Information given |
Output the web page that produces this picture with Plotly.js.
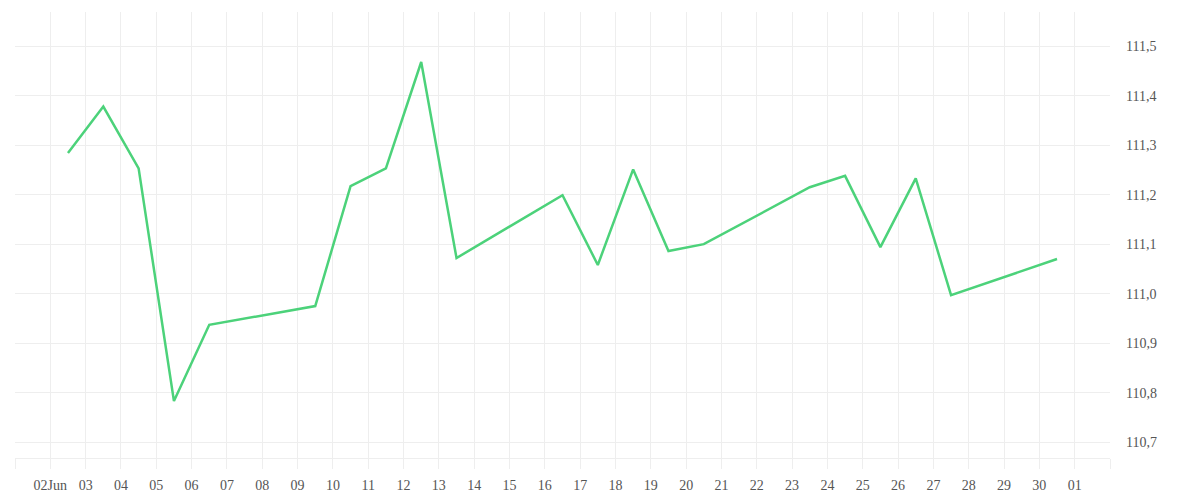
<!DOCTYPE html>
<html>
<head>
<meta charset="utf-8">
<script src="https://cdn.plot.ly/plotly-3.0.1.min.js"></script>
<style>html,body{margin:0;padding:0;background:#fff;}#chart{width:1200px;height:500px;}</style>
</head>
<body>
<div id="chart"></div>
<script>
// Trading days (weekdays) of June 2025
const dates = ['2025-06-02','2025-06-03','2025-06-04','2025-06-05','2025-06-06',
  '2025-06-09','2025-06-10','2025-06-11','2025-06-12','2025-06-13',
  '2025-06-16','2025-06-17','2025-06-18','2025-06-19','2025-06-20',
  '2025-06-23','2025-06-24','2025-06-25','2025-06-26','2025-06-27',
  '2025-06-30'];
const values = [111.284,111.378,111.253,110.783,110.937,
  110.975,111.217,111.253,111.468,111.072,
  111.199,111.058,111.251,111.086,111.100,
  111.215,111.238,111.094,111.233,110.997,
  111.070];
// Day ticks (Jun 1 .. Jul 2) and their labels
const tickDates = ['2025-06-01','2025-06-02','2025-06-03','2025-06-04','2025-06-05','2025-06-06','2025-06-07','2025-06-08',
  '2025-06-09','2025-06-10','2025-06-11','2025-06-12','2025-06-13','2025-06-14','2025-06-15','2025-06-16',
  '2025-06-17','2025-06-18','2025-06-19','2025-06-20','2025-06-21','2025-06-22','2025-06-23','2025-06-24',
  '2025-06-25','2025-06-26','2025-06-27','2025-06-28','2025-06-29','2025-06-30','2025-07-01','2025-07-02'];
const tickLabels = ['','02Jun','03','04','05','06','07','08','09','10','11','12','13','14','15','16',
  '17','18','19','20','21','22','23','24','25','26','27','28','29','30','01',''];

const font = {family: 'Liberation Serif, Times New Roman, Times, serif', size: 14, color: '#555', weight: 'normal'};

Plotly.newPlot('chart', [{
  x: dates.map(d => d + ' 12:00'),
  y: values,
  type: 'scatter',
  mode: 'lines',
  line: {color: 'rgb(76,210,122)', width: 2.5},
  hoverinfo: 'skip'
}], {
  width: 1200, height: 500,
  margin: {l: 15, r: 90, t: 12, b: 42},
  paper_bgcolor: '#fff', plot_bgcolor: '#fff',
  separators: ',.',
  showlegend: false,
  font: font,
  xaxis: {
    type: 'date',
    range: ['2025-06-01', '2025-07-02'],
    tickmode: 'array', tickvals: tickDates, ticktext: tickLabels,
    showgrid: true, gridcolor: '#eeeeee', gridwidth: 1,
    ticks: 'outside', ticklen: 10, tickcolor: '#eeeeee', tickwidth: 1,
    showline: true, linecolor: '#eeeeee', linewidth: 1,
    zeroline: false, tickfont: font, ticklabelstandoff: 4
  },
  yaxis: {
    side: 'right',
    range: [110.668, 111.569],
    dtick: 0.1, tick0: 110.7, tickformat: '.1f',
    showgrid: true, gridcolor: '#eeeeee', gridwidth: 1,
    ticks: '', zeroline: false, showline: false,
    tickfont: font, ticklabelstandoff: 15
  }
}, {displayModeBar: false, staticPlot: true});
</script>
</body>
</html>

...

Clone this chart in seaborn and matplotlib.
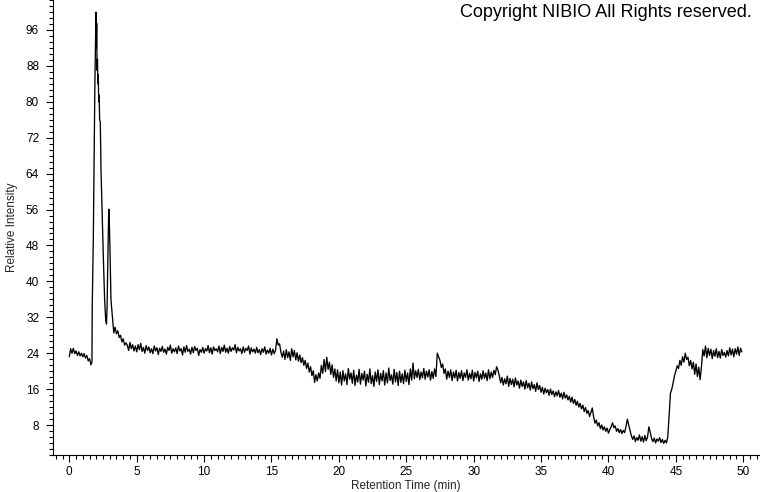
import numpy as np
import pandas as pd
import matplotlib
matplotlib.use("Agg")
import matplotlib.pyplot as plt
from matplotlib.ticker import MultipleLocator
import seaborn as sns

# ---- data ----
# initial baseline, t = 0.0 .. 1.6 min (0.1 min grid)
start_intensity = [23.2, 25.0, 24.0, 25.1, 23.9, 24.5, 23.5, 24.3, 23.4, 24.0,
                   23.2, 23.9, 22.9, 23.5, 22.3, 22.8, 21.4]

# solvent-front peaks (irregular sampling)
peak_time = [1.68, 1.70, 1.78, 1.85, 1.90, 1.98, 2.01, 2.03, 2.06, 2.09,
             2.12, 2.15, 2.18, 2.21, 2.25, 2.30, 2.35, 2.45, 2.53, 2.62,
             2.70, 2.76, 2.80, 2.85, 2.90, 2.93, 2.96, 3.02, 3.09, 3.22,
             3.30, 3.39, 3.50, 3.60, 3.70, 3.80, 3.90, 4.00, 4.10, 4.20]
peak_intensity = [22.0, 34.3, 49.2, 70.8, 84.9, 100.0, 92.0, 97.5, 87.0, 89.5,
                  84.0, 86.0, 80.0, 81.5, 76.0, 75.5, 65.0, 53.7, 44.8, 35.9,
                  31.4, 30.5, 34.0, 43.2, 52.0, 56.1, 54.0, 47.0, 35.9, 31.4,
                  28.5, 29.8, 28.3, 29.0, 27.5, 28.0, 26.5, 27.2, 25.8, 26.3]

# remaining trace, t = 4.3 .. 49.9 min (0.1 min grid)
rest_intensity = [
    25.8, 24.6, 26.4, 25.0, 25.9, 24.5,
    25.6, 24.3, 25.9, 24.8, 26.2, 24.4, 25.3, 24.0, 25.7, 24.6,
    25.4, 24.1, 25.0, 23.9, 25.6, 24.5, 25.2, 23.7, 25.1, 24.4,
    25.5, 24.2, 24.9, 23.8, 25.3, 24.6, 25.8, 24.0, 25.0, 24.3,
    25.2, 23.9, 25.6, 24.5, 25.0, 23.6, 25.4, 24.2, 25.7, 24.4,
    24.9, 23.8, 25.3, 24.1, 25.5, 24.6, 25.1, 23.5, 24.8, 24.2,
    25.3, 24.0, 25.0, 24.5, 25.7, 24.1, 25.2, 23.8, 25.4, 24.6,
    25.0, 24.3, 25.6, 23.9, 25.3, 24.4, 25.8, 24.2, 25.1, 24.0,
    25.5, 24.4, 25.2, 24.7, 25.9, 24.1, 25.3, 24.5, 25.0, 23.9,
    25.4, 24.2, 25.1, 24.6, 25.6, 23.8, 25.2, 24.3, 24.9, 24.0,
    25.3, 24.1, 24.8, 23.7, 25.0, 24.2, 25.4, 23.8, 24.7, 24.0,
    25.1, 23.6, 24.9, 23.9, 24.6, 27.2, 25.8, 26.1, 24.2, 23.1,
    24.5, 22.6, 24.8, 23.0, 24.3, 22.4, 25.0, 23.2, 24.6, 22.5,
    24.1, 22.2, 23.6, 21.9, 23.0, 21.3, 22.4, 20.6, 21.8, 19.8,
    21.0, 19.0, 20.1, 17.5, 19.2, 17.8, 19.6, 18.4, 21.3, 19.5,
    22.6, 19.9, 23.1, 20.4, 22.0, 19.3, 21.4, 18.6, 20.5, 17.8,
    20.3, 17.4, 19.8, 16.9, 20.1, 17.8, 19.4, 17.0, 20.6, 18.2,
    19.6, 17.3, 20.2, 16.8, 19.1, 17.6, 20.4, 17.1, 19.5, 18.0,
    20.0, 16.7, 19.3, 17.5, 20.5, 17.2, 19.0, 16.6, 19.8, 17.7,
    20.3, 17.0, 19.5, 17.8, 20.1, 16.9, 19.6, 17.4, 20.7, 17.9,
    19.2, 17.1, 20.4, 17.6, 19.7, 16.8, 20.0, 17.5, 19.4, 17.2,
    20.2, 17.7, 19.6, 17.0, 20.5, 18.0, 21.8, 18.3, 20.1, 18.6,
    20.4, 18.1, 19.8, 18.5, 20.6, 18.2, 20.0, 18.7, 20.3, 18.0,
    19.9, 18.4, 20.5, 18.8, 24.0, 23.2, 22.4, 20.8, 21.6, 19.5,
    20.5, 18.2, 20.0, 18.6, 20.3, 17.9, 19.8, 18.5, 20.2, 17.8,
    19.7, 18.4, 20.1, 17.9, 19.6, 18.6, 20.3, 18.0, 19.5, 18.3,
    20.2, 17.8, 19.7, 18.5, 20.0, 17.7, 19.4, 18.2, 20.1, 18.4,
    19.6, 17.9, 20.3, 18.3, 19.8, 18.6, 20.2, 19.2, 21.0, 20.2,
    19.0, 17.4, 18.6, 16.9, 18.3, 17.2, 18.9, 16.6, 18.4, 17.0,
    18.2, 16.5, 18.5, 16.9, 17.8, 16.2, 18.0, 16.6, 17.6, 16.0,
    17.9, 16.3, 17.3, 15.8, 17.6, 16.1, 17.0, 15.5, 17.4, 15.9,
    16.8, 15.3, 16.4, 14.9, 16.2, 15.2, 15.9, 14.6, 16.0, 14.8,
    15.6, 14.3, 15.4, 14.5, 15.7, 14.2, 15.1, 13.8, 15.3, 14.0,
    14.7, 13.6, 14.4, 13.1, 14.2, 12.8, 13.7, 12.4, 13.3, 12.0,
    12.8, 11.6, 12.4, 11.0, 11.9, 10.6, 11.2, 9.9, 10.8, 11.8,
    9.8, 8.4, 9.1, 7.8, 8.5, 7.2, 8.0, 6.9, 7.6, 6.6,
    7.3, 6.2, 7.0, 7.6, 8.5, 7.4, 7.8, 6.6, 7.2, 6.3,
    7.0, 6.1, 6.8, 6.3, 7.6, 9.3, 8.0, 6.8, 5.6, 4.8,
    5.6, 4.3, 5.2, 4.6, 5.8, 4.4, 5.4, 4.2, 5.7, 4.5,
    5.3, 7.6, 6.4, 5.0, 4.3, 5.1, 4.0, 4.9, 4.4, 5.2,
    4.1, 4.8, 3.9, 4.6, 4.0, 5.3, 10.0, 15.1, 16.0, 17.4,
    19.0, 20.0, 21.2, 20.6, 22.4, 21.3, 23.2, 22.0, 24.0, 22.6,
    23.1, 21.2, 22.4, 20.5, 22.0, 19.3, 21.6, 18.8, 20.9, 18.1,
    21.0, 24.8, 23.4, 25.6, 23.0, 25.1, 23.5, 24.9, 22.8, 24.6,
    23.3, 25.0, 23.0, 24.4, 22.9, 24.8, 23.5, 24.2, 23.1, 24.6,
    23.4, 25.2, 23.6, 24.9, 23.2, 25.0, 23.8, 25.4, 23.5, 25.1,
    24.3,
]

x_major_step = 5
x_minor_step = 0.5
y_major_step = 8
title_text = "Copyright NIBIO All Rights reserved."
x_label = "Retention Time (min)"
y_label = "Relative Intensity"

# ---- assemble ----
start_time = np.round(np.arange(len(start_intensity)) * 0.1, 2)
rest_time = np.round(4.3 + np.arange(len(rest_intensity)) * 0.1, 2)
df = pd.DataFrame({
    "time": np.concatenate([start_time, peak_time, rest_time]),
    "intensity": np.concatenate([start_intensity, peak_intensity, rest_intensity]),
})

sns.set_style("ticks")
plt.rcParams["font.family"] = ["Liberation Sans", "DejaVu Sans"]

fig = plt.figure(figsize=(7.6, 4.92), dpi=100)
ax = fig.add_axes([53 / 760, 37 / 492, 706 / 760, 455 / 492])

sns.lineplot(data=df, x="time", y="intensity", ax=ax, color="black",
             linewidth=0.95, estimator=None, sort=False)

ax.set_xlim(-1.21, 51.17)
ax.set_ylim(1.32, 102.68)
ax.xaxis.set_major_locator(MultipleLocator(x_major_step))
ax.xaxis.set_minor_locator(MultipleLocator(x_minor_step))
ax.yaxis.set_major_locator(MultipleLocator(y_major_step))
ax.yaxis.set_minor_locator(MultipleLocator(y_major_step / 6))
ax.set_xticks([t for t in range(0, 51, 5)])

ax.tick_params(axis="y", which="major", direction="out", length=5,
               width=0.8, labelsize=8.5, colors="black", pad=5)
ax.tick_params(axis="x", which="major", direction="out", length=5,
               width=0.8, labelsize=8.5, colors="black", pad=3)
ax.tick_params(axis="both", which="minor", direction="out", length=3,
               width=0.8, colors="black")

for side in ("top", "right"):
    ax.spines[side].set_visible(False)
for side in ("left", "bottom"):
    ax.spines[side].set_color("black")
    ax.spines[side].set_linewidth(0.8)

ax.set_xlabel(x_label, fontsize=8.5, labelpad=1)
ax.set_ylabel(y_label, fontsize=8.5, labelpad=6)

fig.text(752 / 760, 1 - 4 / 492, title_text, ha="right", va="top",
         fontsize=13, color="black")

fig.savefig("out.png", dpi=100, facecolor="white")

---

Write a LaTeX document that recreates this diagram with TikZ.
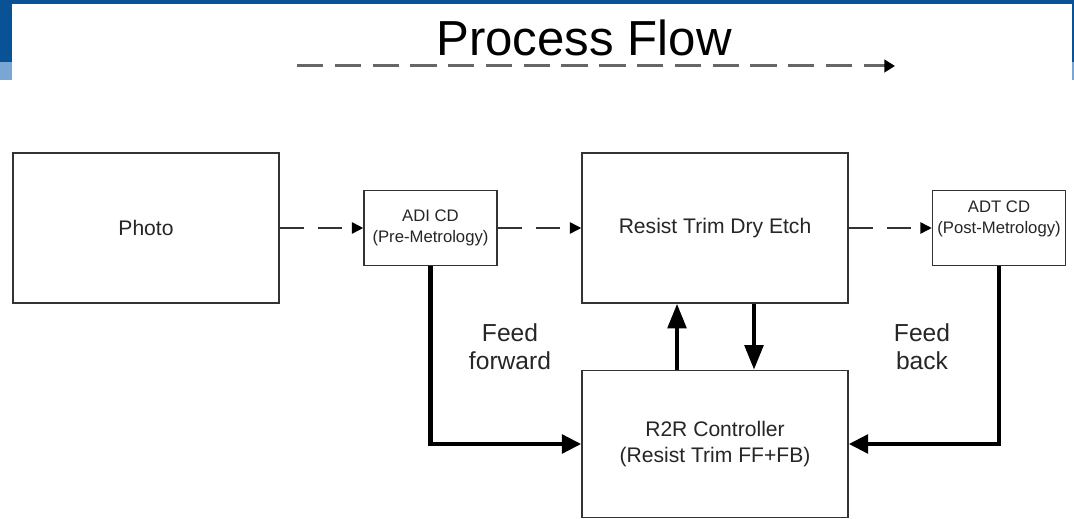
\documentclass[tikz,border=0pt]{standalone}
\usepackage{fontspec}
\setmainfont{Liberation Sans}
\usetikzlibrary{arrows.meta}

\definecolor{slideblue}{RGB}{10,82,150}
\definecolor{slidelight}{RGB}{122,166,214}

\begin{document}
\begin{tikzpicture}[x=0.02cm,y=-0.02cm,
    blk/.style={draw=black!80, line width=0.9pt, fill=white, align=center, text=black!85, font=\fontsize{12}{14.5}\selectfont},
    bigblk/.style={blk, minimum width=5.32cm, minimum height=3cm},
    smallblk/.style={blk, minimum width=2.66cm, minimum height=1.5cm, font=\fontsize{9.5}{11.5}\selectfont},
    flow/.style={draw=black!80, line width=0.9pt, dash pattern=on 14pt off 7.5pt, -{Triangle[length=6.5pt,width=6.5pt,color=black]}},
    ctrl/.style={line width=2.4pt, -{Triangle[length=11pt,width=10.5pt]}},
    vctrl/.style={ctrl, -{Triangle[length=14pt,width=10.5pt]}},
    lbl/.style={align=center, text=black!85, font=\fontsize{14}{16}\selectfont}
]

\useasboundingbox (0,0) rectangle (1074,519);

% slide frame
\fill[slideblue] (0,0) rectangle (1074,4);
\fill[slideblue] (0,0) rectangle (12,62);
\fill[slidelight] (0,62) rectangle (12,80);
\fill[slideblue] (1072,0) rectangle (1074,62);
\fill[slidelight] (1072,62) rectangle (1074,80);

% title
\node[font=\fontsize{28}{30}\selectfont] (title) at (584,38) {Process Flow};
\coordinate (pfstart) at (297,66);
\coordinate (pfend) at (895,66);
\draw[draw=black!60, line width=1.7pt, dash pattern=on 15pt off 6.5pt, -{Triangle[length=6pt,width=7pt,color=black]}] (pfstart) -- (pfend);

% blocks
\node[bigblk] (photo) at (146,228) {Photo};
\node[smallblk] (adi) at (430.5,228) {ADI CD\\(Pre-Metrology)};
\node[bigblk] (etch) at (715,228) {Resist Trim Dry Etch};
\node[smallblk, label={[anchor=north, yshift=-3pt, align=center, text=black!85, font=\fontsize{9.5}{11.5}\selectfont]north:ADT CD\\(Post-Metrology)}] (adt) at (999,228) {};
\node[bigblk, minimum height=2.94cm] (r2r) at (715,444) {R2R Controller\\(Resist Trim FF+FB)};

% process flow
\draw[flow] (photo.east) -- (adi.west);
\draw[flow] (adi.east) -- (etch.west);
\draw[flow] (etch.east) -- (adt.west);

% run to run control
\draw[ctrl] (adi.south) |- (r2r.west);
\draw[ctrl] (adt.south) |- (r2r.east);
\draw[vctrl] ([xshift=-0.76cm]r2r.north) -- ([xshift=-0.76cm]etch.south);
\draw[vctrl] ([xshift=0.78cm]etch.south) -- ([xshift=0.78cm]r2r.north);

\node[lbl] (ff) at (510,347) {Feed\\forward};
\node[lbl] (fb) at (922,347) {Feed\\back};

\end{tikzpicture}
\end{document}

Aim | Look through the data above. Copy every line with the string "that" in it.

Final answer |
Output the web page that produces this picture with Plotly.js.
Write a LaTeX document that recreates this diagram with TikZ.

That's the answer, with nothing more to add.